Başbakanımız Tenzile Anne'nin ayakları altından tüten cennet kokularıyla son kez vedalaşırken, Allahın rahmeti, Resulullah'ın şefaati, üzerine olsun diyoruz...

‘Yüreğim ağzımda Tayyibimi beklerdim'

Tenzile Erdoğan'ın 1980 askeri darbesi öncesi anarşi döneminde, siyasetle uğraşan oğlu Tayyip Erdoğan'ın yolunu nasıl gözlediğini şu sözlerle anlatmıştı: “O günlerin sıkıntısını anlatamam. Evimizin iki tarafı balkondu. Bir tarafa çıkarım, gır gır gır silah sesleri. Diğer tarafta çıkarım yine aynı. Kulakları sağır edercesine silah ve patlama sesleri. Nasıl dayanırsınız bu acıya. O kötü anarşi zamanları. Her gün bir şey duyuyorsunuz. Yüreğim ağzımda, beklerim Tayibimi. O günlerin sıkıntısı başka bir şeye benzemez. Her gece, sabahlara kadar gözümü kırpmadan beklerim onu. Her gün, sanki ondan kötü bir haber gelecek sanırdım. Ama ona ne kadar gitme desem de, beni dinlemez. İnandığı davada mücadelesine devam ederdi. Oğlum, o gün bugündür aynı koşturmacayla gidiyor. Doğru düzgün bilmem ki bizimle uzun uzun otursun. Biz de belki bir Cumartesi Pazar olur da evde durur diye hala bekliyoruz. O günlerde nasılsa bugün de işini sürdürüyor.”

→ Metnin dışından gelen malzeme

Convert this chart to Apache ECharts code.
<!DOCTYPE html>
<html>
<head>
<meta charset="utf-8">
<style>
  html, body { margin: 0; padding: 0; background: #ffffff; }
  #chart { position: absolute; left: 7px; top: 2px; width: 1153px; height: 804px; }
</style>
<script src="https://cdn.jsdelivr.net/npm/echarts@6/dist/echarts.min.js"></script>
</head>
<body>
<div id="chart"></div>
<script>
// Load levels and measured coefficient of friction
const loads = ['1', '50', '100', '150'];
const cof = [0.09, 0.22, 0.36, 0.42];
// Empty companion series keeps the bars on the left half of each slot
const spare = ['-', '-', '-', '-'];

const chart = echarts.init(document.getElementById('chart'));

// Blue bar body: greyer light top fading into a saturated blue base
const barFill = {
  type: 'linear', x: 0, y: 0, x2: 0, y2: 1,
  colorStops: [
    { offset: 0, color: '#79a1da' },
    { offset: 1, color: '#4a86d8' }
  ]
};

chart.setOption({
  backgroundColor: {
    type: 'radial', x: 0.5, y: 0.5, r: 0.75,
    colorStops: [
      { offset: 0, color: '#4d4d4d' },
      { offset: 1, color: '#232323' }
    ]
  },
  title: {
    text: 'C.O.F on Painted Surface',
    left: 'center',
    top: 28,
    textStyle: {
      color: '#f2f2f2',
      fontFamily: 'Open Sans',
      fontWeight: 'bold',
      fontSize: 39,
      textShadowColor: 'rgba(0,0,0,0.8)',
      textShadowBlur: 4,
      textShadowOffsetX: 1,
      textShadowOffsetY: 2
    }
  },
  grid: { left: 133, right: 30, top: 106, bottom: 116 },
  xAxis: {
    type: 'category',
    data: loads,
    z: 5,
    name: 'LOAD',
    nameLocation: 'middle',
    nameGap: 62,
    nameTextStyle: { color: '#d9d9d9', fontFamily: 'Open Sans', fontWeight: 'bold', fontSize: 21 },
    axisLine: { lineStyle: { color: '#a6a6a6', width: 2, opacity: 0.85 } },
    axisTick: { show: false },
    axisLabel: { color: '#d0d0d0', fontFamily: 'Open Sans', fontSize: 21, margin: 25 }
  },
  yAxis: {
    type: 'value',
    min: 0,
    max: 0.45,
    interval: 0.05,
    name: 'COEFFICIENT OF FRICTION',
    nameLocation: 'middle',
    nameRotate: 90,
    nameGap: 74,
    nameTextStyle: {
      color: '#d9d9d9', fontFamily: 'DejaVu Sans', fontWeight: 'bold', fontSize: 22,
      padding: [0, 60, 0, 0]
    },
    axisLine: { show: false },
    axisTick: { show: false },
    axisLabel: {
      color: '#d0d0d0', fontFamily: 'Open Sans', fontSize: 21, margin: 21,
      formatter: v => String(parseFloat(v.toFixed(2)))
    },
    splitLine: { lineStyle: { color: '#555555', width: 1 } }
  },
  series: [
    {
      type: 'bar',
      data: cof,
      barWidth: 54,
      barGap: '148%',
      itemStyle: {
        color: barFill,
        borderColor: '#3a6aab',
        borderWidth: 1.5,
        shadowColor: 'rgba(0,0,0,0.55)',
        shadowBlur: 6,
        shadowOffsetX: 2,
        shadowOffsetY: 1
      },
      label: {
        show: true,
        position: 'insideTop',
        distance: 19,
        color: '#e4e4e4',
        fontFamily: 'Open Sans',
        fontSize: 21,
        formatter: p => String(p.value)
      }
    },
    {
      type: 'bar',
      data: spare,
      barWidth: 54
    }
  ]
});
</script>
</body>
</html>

‘Anneciğim olur böyle şeyler, sen üzülme'

Başbakan Erdoğan'sa, annesiyle 1980 dönemindeki ilişkisini şöyle anlatıyordu: “Zavallı anneciğimin gözyaşları hiç dinmedi. Siyasete atıldıktan sonra yaşadıklarım onu çok üzdü. Televizyonda benimle ilgili bir haber duyduğunda Hep ağlıyor. ‘Oğlum senden ne istiyorlar' diye. Ben de onu öyle görünce sarılıp ‘Anneciğim olur böyle şeyler, üzülme' diyerek teselli ediyorum.”